Das muss auch das Rezept für Europa sein, wenn es seine geopolitische Position behaupten will. «Für beide Seiten steht viel auf dem Spiel.» Mit diesen Worten wandte sich EU-Kommissionspräsidentin Ursula von der Leyen (66) an die neue US-Regierung. Stärke gegen aussen, Einigkeit gegen innen, das ist nun von der EU gefordert – eine Herkulesaufgabe, wie in Davos immer mal wieder zu hören war.
Die Sorge um die Zukunft der Ukraine und Europas waren zentrale Elemente des Auftritts von Wolodimir Selenski (46) am WEF: «Wir müssen uns als starker, unabhängiger Player etablieren, ohne die ganze Zeit nach Washington zu schielen», forderte der ukrainische Präsident. Europa drohe endgültig in die Bedeutungslosigkeit abzudriften, es gäbe nur ein Rezept, um den alten Kontinent beim Anbruch der neuen Trump-Ära zu retten: Stärke zeigen.
Das Wirtschaftstreffen drehte sich um Politik
Und die Schweiz?
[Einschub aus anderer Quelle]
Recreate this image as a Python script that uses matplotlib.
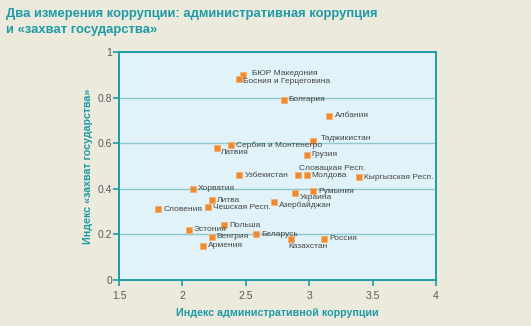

Die hat sich kleiner gemacht, als sie eh schon ist. In vielen Auftritten der sechs Bundesrätinnen und -räte schwang die bange Frage mit: «Was macht Amerika?» Immerhin: Die Schweiz kehrt mit zwei neuen Freihandelsabkommen im Gepäck aus Davos zurück: eines mit dem Kosovo und eines mit Thailand.
Das Weltwirtschaftsforum ist dieses Jahr noch politischer geworden. Der Krieg in der Ukraine und die Rückkehr von Trump prägten das Treffen. Der Klimawandel rutschte auf der Agenda weit nach unten, Künstliche Intelligenz wurde mehr als nützliches Instrument denn als Bedrohung für Jobs verhandelt. Vorträge zu diesen Themen fanden vor halbleeren Rängen statt.
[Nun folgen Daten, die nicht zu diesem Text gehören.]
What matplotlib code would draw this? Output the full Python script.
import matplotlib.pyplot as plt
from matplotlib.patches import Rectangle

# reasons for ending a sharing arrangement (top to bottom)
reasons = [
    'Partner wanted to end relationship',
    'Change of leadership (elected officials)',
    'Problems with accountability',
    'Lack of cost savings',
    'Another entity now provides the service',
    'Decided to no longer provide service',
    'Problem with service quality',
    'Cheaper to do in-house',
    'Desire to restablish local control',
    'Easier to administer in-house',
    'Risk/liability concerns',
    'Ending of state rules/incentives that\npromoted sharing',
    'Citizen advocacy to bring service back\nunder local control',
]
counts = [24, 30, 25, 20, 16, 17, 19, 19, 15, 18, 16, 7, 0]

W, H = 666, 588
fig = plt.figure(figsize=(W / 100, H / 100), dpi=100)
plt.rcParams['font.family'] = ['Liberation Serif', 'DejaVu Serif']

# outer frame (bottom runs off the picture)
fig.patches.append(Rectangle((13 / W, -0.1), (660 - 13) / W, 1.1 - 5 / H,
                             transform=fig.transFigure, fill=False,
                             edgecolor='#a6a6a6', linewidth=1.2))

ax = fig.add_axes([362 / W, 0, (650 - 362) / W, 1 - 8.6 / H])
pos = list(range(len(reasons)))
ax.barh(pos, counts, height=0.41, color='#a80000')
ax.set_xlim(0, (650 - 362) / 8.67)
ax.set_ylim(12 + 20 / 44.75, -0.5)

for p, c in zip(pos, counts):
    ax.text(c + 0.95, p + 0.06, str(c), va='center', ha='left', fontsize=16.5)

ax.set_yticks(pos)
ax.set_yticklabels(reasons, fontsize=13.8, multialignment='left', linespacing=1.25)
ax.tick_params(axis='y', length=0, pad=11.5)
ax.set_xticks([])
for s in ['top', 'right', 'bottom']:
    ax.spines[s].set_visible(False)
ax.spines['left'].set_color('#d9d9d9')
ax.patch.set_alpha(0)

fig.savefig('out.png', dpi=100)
Backlash bei Klima und Diversität
Insgeheim freuten sich viele Topmanager in Davos, dass das Pendel auf die andere Seite schwingt, es sich dank des Drucks aus Washington wieder freier wirtschaften lässt – mit weniger Bürokratie und Regulierungen. Die Gewinne sollen sprudeln, befreit von den vermeintlichen Fesseln der Diversitäts- und Nachhaltigkeitsprogramme.
Andererseits werden diese Themen nicht verschwinden, zu tief sind sie in den Köpfen der Mitarbeitenden verankert. Wer auf Gleichstellung verzichtet, wird Schwierigkeiten haben, die benötigten Fach- und Führungskräfte zu finden. Unterm Strich lohnt sich nachhaltiges Geschäften für die allermeisten Firmen.
Die Attacken von Milei und Trump auf «Wokeismus» und Klimawandel haben gezeigt: Es ist ein Zeitalter der starken Männer angebrochen. Wer da mithalten will, muss ebenfalls Stärke zeigen – intelligente Stärke. Nur so sind die Populisten mit ihren eigenen Waffen zu schlagen. Die Zeit multilateraler Lösungen für globale Probleme scheint abgelaufen, das Motto «Wir zuerst» war in Davos weit verbreitet.
Das Credo des WEF lautet: Den Zustand der Welt verbessern. Dazu hat das diesjährige Jahrestreffen keinen Beitrag geleistet. Bleibt zu hoffen, dass sich die geo- und klimapolitische Lage bis zum nächsten Jahrestreffen wenigstens nicht dramatisch verschlechtert.